Примером такого подхода служил средневековый гимн «Dies irae», пророчествовавший о пришествии дня гнева на основе двойного авторитета «Давида и Сивиллы» — о том огне, угрозу которого более сдержанные христиане тщетно пытались умерить. Иногда ссылки на Сивиллу соединялись с цитатами из «Истапа», синкретического сочинения, опубликованного под именем персидского мага и предоставлявшего дополнительные свидетельства того, что дохристианское язычество не было лишено ожиданий, осуществившихся в Иисусе Христе.

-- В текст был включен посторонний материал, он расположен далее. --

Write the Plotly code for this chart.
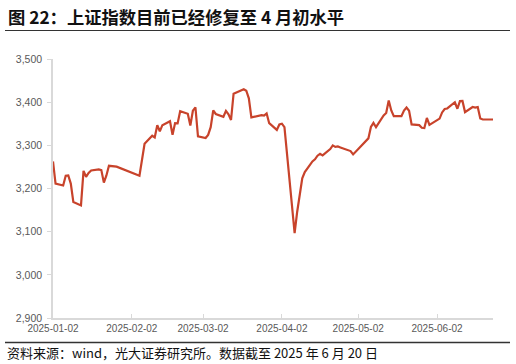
import plotly.graph_objects as go

dates = [
    "2025-01-02","2025-01-03","2025-01-06","2025-01-07","2025-01-08","2025-01-09","2025-01-10",
    "2025-01-13","2025-01-14","2025-01-15","2025-01-16","2025-01-17","2025-01-20","2025-01-21",
    "2025-01-22","2025-01-23","2025-01-24","2025-01-27","2025-02-05","2025-02-06","2025-02-07",
    "2025-02-10","2025-02-11","2025-02-12","2025-02-13","2025-02-14","2025-02-17","2025-02-18",
    "2025-02-19","2025-02-20","2025-02-21","2025-02-24","2025-02-25","2025-02-26","2025-02-27",
    "2025-02-28","2025-03-03","2025-03-04","2025-03-05","2025-03-06","2025-03-07","2025-03-10",
    "2025-03-11","2025-03-12","2025-03-13","2025-03-14","2025-03-17","2025-03-18","2025-03-19",
    "2025-03-20","2025-03-21","2025-03-24","2025-03-25","2025-03-26","2025-03-27","2025-03-28",
    "2025-03-31","2025-04-01","2025-04-02","2025-04-03","2025-04-07","2025-04-08","2025-04-09",
    "2025-04-10","2025-04-11","2025-04-14","2025-04-15","2025-04-16","2025-04-17","2025-04-18",
    "2025-04-21","2025-04-22","2025-04-23","2025-04-24","2025-04-25","2025-04-28","2025-04-29",
    "2025-04-30","2025-05-06","2025-05-07","2025-05-08","2025-05-09","2025-05-12","2025-05-13",
    "2025-05-14","2025-05-15","2025-05-16","2025-05-19","2025-05-20","2025-05-21","2025-05-22",
    "2025-05-23","2025-05-26","2025-05-27","2025-05-28","2025-05-29","2025-05-30","2025-06-03",
    "2025-06-04","2025-06-05","2025-06-06","2025-06-09","2025-06-10","2025-06-11","2025-06-12",
    "2025-06-13","2025-06-16","2025-06-17","2025-06-18","2025-06-19","2025-06-20","2025-06-23",
    "2025-06-24",
]
sse_close = [
    3262.6, 3211.4, 3206.9, 3229.6, 3230.2, 3211.4, 3168.5,
    3160.8, 3240.9, 3227.1, 3236.0, 3241.8, 3244.4, 3242.6,
    3213.6, 3230.2, 3252.6, 3250.6, 3229.5, 3270.7, 3303.7,
    3322.2, 3318.1, 3346.4, 3332.5, 3346.7, 3355.8, 3324.5,
    3351.5, 3350.8, 3379.1, 3373.0, 3346.0, 3380.2, 3388.1,
    3320.9, 3316.9, 3324.2, 3342.0, 3381.1, 3372.6, 3366.2,
    3379.8, 3371.9, 3358.7, 3419.6, 3426.4, 3429.8, 3426.4,
    3409.0, 3364.8, 3370.0, 3370.0, 3368.7, 3373.8, 3351.3,
    3335.8, 3348.4, 3350.1, 3342.0, 3096.6, 3145.6, 3186.8,
    3223.6, 3238.2, 3262.8, 3267.7, 3276.0, 3280.3, 3276.7,
    3291.4, 3299.8, 3296.4, 3297.3, 3295.1, 3288.4, 3286.7,
    3279.0, 3316.1, 3342.7, 3352.0, 3342.0, 3369.2, 3374.9,
    3404.0, 3380.8, 3367.5, 3367.6, 3380.5, 3387.6, 3380.2,
    3348.4, 3346.8, 3340.7, 3339.9, 3363.5, 3347.5, 3362.0,
    3376.2, 3384.1, 3385.4, 3399.8, 3384.8, 3402.3, 3402.7,
    3377.0, 3388.7, 3387.4, 3388.8, 3362.1, 3359.9, 3359.9,
    3359.9,
]
x_ticks = ["2025-01-02","2025-02-02","2025-03-02","2025-04-02","2025-05-02","2025-06-02"]
y_ticks = [2900, 3000, 3100, 3200, 3300, 3400, 3500]
title_text = "图 22：上证指数目前已经修复至 4 月初水平"
source_text = "资料来源：wind，光大证券研究所。数据截至 2025 年 6 月 20 日"

W, H = 516, 364
L, R, T, B = 53, 493, 59, 318

def px(xp):
    return (xp - L) / (R - L)

def py(yp):
    return (B - yp) / (B - T)

fig = go.Figure()
fig.add_trace(go.Scatter(
    x=dates, y=sse_close, mode="lines",
    line=dict(color="#c8432b", width=2.2),
    hoverinfo="skip", showlegend=False,
))

axis_font = dict(family="Liberation Sans, Arial, sans-serif", size=10.5, color="#595959")
fig.update_layout(
    width=W, height=H,
    margin=dict(l=L, r=W - R, t=T, b=H - B),
    paper_bgcolor="white", plot_bgcolor="white",
    xaxis=dict(
        type="date", range=[dates[0], dates[-1]],
        tickvals=x_ticks, ticktext=x_ticks,
        showgrid=False, zeroline=False,
        showline=True, linecolor="#d9d9d9", linewidth=1.5,
        ticks="inside", ticklen=4, tickcolor="#d9d9d9", tickwidth=1,
        tickfont=dict(family="Liberation Sans, Arial, sans-serif", size=10, color="#595959"),
    ),
    yaxis=dict(
        range=[2900, 3500], tickvals=y_ticks, tickformat=",",
        showgrid=False, zeroline=False,
        showline=True, linecolor="#d9d9d9", linewidth=1.5,
        ticks="outside", ticklen=4, tickcolor="#d9d9d9", tickwidth=1,
        ticklabelstandoff=3,
        tickfont=axis_font,
    ),
    font=dict(family="Noto Sans CJK SC"),
)

fig.add_annotation(
    text="<b>" + title_text + "</b>", xref="paper", yref="paper",
    x=px(6), y=py(16.5), xanchor="left", yanchor="middle", showarrow=False,
    font=dict(family="Noto Sans CJK SC", size=17.3, color="#111111"),
)
fig.add_annotation(
    text=source_text, xref="paper", yref="paper",
    x=px(5), y=py(352.5), xanchor="left", yanchor="middle", showarrow=False,
    font=dict(family="Noto Sans CJK SC", size=13, color="#111111"),
)
fig.add_shape(type="line", xref="paper", yref="paper",
              x0=px(5), x1=px(510), y0=py(30.5), y1=py(30.5),
              line=dict(color="#333333", width=1.2))
fig.add_shape(type="line", xref="paper", yref="paper",
              x0=px(5), x1=px(510), y0=py(342.5), y1=py(342.5),
              line=dict(color="#333333", width=1.6))

fig.write_html("out.html")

Подобное понимание отношений между естественной и богооткровенной религиями нашло поддержку во многих областях жизни Церкви, как и интерпретация отношений между христианством и иудаизмом, о которой говорилось ранее. В своей миссионерской практике Церковь с самого начала была вынуждена признать, что «Бог нелицеприятен, но во всяком народе боящийся Его и поступающий по правде приятен Ему», и что поэтому, чтобы принять Евангелие, эллину нет нужды становиться евреем. Отсюда следовало, что христианские миссионеры должны поддерживать все, что можно, в религии, преобладающей у народов, к которым они пришли, и представлять христианство как исправление и исполнение тех ожиданий, которые были у этих народов. Когда Григорий I наставлял миссионера Августина, чтобы тот приспосабливал языческие храмы и языческие праздники для христианского использования, он лишь «следовал практике, широко распространенной в то время, когда обращалась Римская империя». И хотя было бы, наверное, преувеличением говорить об этом подходе к религии народов как о «синкретизме универсальной религии», он основывался на том принципе, что Иисус Христос — богоданный ответ на нужды и чаяния язычников, так же как и исполнение мессианских надежд Израиля. Частично следствием такой миссионерской практики стал сходный взгляд на отношения между естественной религией и богооткровенной религией, который проявился в развитии христианского благочестия, когда Церковь вела народы от низших форм богопочитания к более высоким.